Dengan pemecahan berkas dimaksud, masing-masing terdakwa didakwa dalam satu
surat dakwaan yang berdiri sendiri antara yang satu dengan yang lain;
Pemeriksaan perkara dalam
pemecahan berkas perkara, tidak lagi dilakukan bersamaan dengan suatu
persidangan. Masing-masing terdakwa diperiksa dalam persidangan yang berbeda;
Pada umumnya, pemecahan
berkas perkara menjadi penting, apabila dalam perkara tersebut kurang bukti dan
kesaksian.
Dengan pemecahan berkas
perkara menjadi beberapa perkara yang berdiri sendiri, antara seorang terdakwa
dengan terdakwa yang lain, masing-masing dapat dijadikan sebagai saksi secara
timbal balik. Sedang apabila mereka digabung dalam suatu berkas dan pemeriksaan
persidangan, antara yang satu dengan yang lain tidak dapat saling dijadikan
menjadi saksi yang timbal balik. Dalam hal inilah, muncul istilah “saksi
mahkota” sebagai alat bukti dalam perkara pidana. Walaupun dalam KUHAP tidak
ada definisi otentik mengenai ’saksi mahkota’ (kroon getuide) namun dalam
praktiknya keberadaan saksi mahkota tersebut ada dan diakui.
Saksi mahkota adalah teman
terdakwa yang melakukan tindak pidana bersama-sama diajukan sebagai saksi untuk
membuktikan dakwaan Penuntut Umum, yang perkara diantaranya dipisahkan karena
kurangnya alat bukti. (Putusan Mahkamah Agung RI No. 1986 K/Pid/1989)
Dengan kata lain Saksi
mahkota disini adalah saksi yang diperlukan untuk pembuktian dalam sidang di
pengadilan untuk dua perkara atau lebih, yang saling bergantian dalam perkara
yang satu sebagai terdakwa dan dalam perkara yang lain jadi saksi, demikian
secara timbal balik. Penggunaan alat bukti saksi mahkota tersebut hanya dapat
dilakukan dalam perkara pidana yang berbentuk penyertaan, dan terhadap perkara
pidana tersebut telah dilakukan pemisahan (splitsing) yang didasarkan pada
alasan karena kurangnya alat bukti yang akan diajukan oleh penuntut umum.
Pada awalnya, pengaturan
mengenai saksi mahkota hanya diatur dalam ketentuan Pasal 168 huruf (c) KUHAP,
yang pada pokoknya menjelaskan bahwa pihak yang bersama-sama sebagai terdakwa
tidak dapat didengar keterangannya dan dapat mengundurkan diri sebagai saksi.

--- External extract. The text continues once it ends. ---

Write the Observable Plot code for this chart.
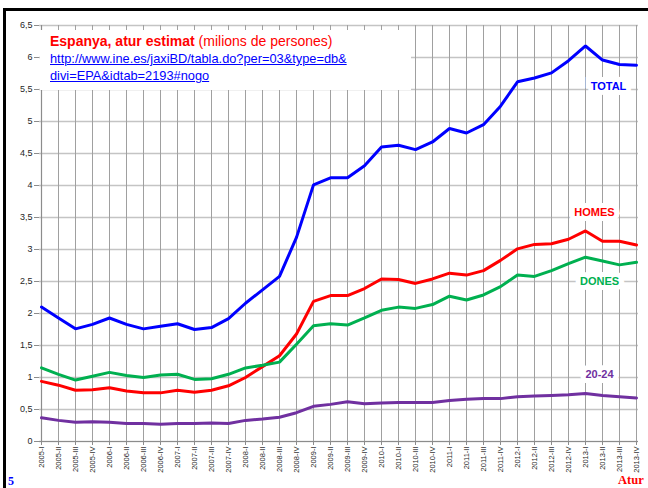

Selanjutnya, dalam perkembangannya, maka rekognisi tentang saksi mahkota
sebagai alat bukti dalam perkara pidana diatur dalam Yurisprudensi Mahkamah
Agung Republik Indonesia Nomor 1986 K/Pid/1989 tanggal 21 Maret 1990.(Varia
Peradilan Nomor 62, Nopember 1990, hal. 19-44. )
Dalam yurisprudensi nomor
1986 K/Pid/1989 tanggal 21 Maret 1990 tersebut dijelaskan bahwa Mahkamah Agung
tidak melarang apabila jaksa penuntut umum mengajukan saksi mahkota di
persidangan dengan syarat bahwa saksi ini dalam kedudukannya sebagai terdakwa
tidak termasuk dalam satu berkas perkara dengan terdakwa yang diberikan
kesaksian. Selain itu, dalam yurisprudensi tersebut juga telah diberikan suatu
definisi tentang saksi mahkota yaitu teman terdakwa yang melakukan tindak
pidana bersama-sama diajukan sebagai saksi untuk membuktikan dakwaan penuntut
umum, yang perkara
diantaranya dipisah karena
kurangnya alat bukti.
Berdasarkan hal tersebut,
maka pengajuan saksi mahkota sebagai alat bukti dalam perkara pidana didasarkan
pada kondisi-kondisi tertentu, yaitu dalam hal adanya perbuatan pidana dalam
bentuk penyertaan dan terhadap perbuatan pidana bentuk penyertaan tersebut
diperiksa dengan mekanisme pemisahan (splitsing), serta apabila dalam perkara
pidana bentuk penyertaan tersebut masih terdapat kekurangan alat bukti,
khususnya keterangan saksi. Hal ini tentunya bertujuan agar terdakwa tidak
terbebas dari pertanggungjawabannya sebagai pelaku perbuatan pidana.